### Given task
Among the entries below, copy only the span from the line containing "Output the web" through the line containing "const yMin = -80, yMax = 80, yStep = 20;". Do so exactly, and skip the pictures.

### Provided data
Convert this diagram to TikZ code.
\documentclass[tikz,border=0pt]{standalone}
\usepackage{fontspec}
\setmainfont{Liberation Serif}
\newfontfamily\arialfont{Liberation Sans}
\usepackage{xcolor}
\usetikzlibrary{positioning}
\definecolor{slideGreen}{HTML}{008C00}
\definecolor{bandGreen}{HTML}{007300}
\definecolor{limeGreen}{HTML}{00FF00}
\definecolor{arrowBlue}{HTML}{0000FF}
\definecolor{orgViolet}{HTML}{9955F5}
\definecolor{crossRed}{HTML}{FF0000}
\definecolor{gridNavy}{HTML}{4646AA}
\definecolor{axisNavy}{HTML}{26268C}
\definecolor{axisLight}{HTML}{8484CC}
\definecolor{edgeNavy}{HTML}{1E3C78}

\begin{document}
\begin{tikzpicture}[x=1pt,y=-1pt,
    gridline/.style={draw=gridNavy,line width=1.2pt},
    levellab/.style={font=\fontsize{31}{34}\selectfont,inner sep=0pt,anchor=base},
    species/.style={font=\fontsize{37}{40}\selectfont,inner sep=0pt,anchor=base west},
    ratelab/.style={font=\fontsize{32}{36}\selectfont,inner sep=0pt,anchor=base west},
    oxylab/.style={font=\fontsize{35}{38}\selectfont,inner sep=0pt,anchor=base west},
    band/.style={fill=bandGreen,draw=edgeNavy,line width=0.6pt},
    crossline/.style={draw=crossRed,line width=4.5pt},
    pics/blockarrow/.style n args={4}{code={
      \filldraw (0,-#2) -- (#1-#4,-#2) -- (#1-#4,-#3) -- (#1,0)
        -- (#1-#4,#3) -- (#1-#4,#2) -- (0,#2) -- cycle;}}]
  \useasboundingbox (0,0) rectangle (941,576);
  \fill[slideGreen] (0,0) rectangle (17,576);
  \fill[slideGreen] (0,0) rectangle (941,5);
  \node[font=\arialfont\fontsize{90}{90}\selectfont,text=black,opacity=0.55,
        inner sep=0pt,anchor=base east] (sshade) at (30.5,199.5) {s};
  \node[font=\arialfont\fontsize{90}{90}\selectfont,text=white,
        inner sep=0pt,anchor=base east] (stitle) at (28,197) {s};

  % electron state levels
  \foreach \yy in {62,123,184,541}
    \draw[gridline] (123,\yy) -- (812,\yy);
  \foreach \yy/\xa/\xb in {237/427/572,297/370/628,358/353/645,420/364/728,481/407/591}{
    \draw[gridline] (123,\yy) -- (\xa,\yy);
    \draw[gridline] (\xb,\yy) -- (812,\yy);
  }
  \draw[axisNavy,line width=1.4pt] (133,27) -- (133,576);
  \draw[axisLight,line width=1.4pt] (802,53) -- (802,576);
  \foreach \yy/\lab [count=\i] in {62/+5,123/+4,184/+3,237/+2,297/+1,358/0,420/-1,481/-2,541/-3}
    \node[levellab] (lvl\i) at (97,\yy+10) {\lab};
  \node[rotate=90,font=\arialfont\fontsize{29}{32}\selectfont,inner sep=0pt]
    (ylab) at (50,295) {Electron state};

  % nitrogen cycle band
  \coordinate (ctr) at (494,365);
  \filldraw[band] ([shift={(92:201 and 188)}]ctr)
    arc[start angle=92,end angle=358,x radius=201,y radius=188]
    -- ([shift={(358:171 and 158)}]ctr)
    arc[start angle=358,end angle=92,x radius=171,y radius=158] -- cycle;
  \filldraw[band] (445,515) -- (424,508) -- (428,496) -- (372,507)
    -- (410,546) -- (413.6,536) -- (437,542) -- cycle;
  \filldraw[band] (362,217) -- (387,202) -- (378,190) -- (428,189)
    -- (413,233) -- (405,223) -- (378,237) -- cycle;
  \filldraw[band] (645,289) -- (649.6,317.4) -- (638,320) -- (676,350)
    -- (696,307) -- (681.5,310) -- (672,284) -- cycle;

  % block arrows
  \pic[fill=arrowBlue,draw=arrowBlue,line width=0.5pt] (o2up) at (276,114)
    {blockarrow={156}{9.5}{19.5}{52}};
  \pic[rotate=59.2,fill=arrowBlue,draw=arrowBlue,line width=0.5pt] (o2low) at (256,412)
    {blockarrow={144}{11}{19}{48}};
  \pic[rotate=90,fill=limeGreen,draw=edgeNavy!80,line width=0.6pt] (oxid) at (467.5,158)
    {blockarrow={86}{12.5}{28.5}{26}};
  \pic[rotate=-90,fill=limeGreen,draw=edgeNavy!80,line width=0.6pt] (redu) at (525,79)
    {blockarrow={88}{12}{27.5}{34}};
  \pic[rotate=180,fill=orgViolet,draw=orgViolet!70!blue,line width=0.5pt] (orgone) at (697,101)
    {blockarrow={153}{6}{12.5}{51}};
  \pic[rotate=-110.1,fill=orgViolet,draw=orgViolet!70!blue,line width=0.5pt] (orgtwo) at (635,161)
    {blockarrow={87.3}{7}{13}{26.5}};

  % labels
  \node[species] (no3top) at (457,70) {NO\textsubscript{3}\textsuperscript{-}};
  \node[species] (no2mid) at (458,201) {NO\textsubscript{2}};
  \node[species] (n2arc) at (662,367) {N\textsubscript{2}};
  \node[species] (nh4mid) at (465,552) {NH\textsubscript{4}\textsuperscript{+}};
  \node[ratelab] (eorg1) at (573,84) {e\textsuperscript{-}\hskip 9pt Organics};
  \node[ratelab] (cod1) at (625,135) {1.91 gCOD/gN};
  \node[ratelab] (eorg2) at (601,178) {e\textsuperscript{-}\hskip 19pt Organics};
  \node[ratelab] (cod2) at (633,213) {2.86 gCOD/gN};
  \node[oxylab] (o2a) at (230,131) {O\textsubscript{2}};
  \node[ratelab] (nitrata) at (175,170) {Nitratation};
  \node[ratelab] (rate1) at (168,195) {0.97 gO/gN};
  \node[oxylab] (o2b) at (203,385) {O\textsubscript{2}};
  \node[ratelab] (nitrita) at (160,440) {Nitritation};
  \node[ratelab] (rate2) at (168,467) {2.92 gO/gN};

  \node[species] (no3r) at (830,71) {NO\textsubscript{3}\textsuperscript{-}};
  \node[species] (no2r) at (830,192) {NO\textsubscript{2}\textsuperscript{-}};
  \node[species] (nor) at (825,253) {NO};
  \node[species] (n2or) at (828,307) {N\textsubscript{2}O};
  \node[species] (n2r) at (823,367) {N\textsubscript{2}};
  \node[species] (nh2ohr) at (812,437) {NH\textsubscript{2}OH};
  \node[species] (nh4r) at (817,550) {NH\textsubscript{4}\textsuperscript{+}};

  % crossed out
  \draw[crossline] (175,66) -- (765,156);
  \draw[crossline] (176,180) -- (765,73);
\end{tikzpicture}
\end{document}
==
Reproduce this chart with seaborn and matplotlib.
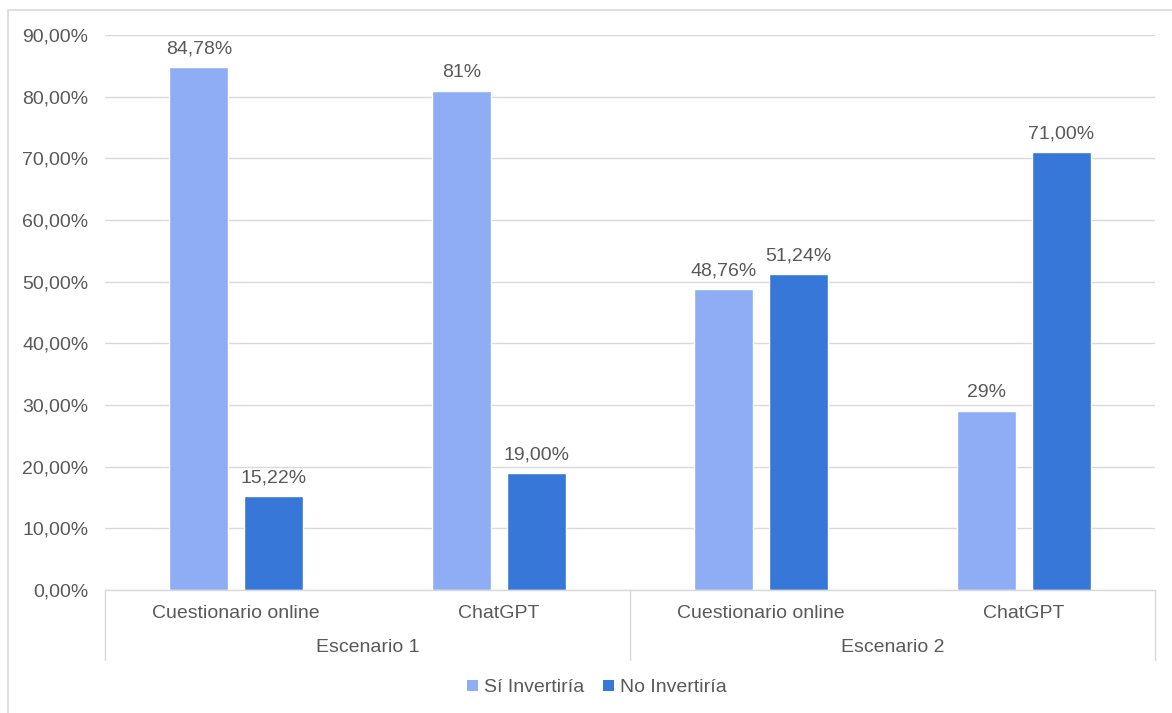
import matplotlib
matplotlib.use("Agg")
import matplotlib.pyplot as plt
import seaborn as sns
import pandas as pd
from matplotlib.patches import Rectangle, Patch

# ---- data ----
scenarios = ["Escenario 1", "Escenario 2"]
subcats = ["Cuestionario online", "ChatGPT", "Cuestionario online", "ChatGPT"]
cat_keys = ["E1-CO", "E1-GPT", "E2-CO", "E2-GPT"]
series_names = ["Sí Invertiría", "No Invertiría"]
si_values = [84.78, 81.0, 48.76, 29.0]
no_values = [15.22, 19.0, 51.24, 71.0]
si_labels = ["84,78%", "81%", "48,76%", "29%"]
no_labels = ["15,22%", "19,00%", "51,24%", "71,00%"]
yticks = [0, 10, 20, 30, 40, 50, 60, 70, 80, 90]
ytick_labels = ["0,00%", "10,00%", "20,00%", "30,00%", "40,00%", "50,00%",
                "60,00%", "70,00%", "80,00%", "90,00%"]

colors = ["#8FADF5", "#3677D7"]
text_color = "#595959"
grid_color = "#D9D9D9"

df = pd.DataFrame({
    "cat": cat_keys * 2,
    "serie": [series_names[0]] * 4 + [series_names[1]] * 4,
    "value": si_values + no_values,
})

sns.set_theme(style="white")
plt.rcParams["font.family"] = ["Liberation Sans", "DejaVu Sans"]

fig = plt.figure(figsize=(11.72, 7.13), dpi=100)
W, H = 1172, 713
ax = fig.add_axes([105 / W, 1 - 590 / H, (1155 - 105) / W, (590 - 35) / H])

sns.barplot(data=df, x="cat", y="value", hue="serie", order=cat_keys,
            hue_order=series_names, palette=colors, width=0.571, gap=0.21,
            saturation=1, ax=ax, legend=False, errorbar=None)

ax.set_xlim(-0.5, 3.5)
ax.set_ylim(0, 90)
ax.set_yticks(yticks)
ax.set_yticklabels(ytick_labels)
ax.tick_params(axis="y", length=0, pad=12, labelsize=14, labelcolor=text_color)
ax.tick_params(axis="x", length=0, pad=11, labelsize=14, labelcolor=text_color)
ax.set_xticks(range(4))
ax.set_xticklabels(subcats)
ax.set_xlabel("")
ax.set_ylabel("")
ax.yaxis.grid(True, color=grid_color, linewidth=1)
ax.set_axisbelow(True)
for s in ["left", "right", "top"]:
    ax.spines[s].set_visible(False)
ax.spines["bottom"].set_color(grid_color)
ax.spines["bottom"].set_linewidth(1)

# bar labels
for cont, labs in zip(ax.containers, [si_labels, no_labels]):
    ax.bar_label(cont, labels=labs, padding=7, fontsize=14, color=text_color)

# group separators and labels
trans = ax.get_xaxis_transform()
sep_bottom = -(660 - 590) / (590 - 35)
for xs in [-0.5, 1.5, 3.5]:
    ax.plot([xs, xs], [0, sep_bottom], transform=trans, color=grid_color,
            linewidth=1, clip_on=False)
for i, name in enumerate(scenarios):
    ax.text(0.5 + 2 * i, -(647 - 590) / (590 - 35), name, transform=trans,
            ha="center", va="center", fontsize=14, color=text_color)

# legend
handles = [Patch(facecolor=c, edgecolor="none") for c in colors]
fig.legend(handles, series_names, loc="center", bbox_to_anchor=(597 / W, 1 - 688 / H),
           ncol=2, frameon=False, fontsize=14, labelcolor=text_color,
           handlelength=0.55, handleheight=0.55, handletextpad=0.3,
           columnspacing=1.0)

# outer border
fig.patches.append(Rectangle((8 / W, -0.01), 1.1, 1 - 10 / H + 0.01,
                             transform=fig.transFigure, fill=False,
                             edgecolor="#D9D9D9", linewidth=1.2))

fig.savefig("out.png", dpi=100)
---
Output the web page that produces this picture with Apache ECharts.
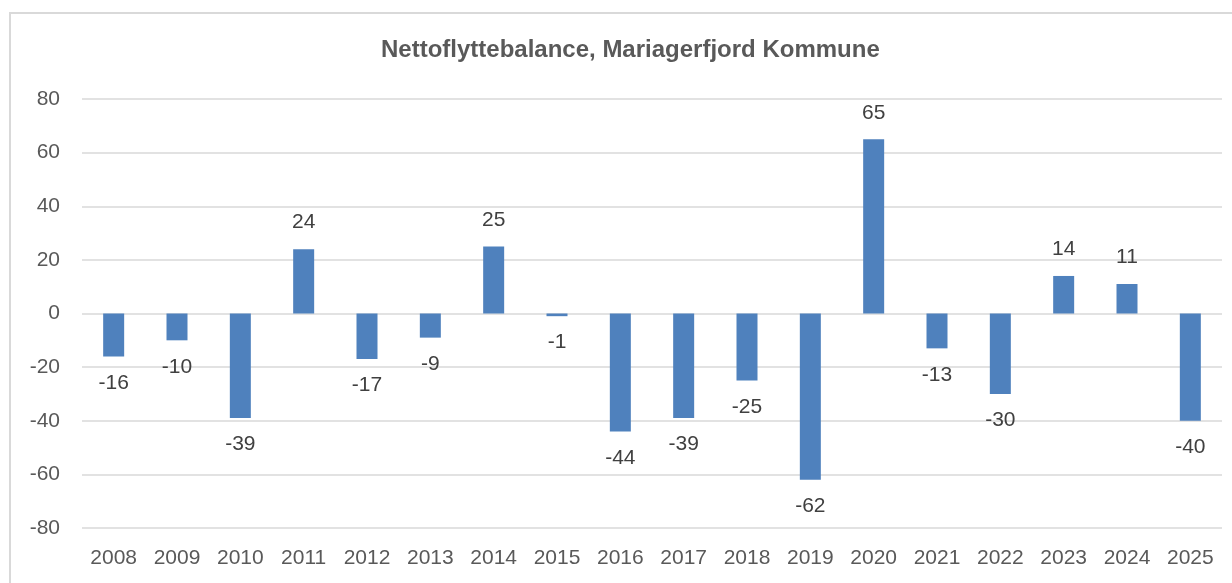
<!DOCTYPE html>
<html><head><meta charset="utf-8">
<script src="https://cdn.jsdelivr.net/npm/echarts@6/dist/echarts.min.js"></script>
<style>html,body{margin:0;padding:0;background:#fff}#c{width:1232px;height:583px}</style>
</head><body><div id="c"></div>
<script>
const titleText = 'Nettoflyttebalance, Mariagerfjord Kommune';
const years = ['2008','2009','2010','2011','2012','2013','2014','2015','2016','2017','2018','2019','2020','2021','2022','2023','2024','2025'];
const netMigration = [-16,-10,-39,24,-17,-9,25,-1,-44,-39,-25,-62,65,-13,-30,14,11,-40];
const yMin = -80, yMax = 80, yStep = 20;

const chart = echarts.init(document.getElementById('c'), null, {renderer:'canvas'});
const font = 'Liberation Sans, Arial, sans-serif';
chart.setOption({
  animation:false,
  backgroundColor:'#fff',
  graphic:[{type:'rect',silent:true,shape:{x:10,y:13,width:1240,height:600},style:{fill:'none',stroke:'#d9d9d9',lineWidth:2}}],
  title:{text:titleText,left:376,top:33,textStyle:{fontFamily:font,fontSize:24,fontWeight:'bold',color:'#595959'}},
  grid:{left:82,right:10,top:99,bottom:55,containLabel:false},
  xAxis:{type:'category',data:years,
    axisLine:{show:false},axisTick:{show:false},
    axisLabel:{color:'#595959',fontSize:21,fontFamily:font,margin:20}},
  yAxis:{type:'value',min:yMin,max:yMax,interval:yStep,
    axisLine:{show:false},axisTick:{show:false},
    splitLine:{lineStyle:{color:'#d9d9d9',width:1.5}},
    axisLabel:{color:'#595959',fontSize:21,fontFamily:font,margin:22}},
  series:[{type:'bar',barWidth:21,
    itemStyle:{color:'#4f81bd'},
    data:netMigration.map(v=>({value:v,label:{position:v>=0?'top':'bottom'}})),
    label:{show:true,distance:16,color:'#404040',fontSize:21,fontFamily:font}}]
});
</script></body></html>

### The solution
Output the web page that produces this picture with Apache ECharts.
<!DOCTYPE html>
<html><head><meta charset="utf-8">
<script src="https://cdn.jsdelivr.net/npm/echarts@6/dist/echarts.min.js"></script>
<style>html,body{margin:0;padding:0;background:#fff}#c{width:1232px;height:583px}</style>
</head><body><div id="c"></div>
<script>
const titleText = 'Nettoflyttebalance, Mariagerfjord Kommune';
const years = ['2008','2009','2010','2011','2012','2013','2014','2015','2016','2017','2018','2019','2020','2021','2022','2023','2024','2025'];
const netMigration = [-16,-10,-39,24,-17,-9,25,-1,-44,-39,-25,-62,65,-13,-30,14,11,-40];
const yMin = -80, yMax = 80, yStep = 20;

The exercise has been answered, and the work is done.